Ma sono sufficienti queste considerazioni ad assolvere i residenti delle zone esclusive? Francamente no, penso che citarle in giudizio sia giusto e proficuo, possa persino contribuire a rivitalizzare una democrazia palesemente stanca, a patto però di individuare correttamente i capi di imputazione. Provo a formularne due. Il primo riguarda la mobilità sociale. Gli abitanti delle Ztl danno l’impressione di voler difendere i confini del loro fortino e perpetuare la condizione di privilegio materiale e immateriale per trasmetterla senza colpo ferire e senza nessun merito ai propri figli. Ora è vero che suscita dubbi la proposta di bastonare fiscalmente i trasferimenti ereditari (sarebbe probabilmente un assist alla destra) o di dare un assegno di 15 mila euro a tutti i 18enni ma il tema della trasmissione intergenerazionale della disuguaglianza dovrebbe rappresentare un tarlo per dei veri progressisti. Che sembrano invece avere a cuore più i temi della diversità di quelli della mobilità sociale. Da qui alla sensazione che le Ztl siano un club a trasmissione ereditaria, e non un esempio di società aperta, il passo è breve. La possibilità di entrare a far parte delle classi dirigenti deve trovar posto nel bagaglio di speranze di ciascun ragazzo/ragazza, è una condizione minima che sta alla base di un patto sociale post-novecentesco. Prendendo a prestito la celebre frase di Napoleone è quasi doveroso incoraggiare ogni fante a portare nel proprio zaino il bastone da maresciallo.

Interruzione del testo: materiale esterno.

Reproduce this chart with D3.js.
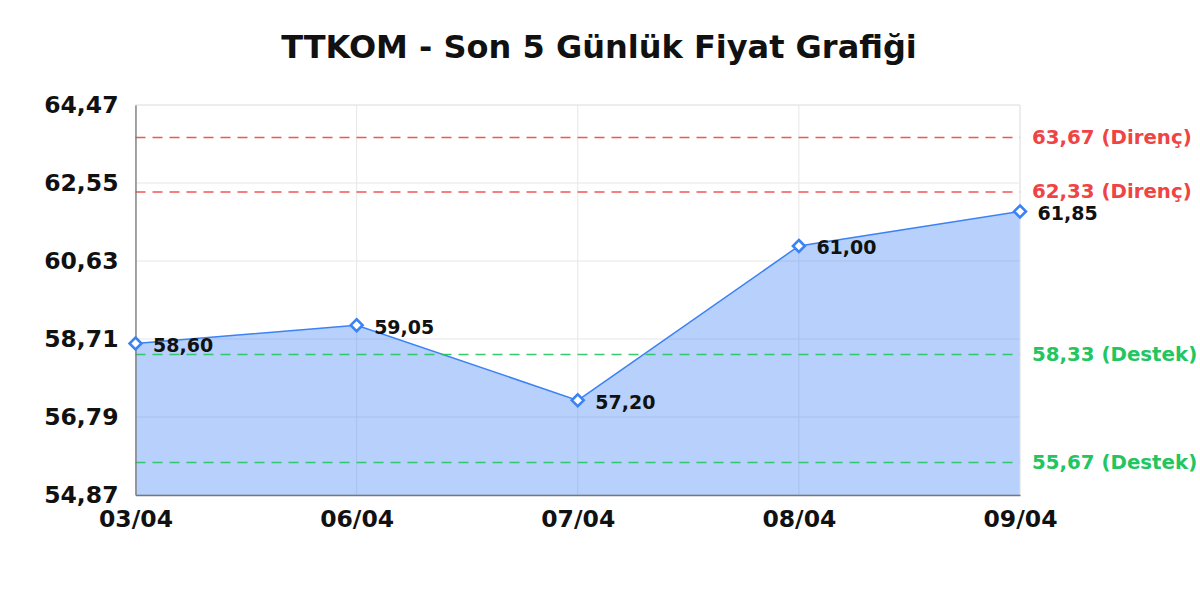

Il secondo capo d’accusa riguarda gli ambiti di impegno del circolo Ztl. Per molti dei suoi adepti, innovazione è una parola sacra ma nella vita di tutti i giorni la maneggiano come un coltello non come un cucchiaio. La utilizzano per infilzare i retrogradi e i dubbiosi più che per includere e raccogliere adesioni. Così facendo finiscono per contrapporre il futuro al presente e non tengono conto che la maggioranza più o meno silente pensa e ragiona avendo come punto di riferimento altre priorità — non necessariamente confliggenti — quali sono il consumo, la produzione oppure il risparmio. Se l’innovazione non è capace di parlare con questi mondi finisce per generare un effetto bolla con la triste conseguenza di non far nascere mai in Italia una vera constituency della modernizzazione. Lunga vita dunque alle Ztl ma dobbiamo chieder ai loro abitanti non tanto un’abiura di tic e linguaggi quanto di mettersi a disposizione per ricreare una connessione con il Paese reale. Lasciare da parte l’arroganza basata su un’indimostrabile superiorità antropologica e sporcarsi le mani con la difficile costruzione di una società dei tanti.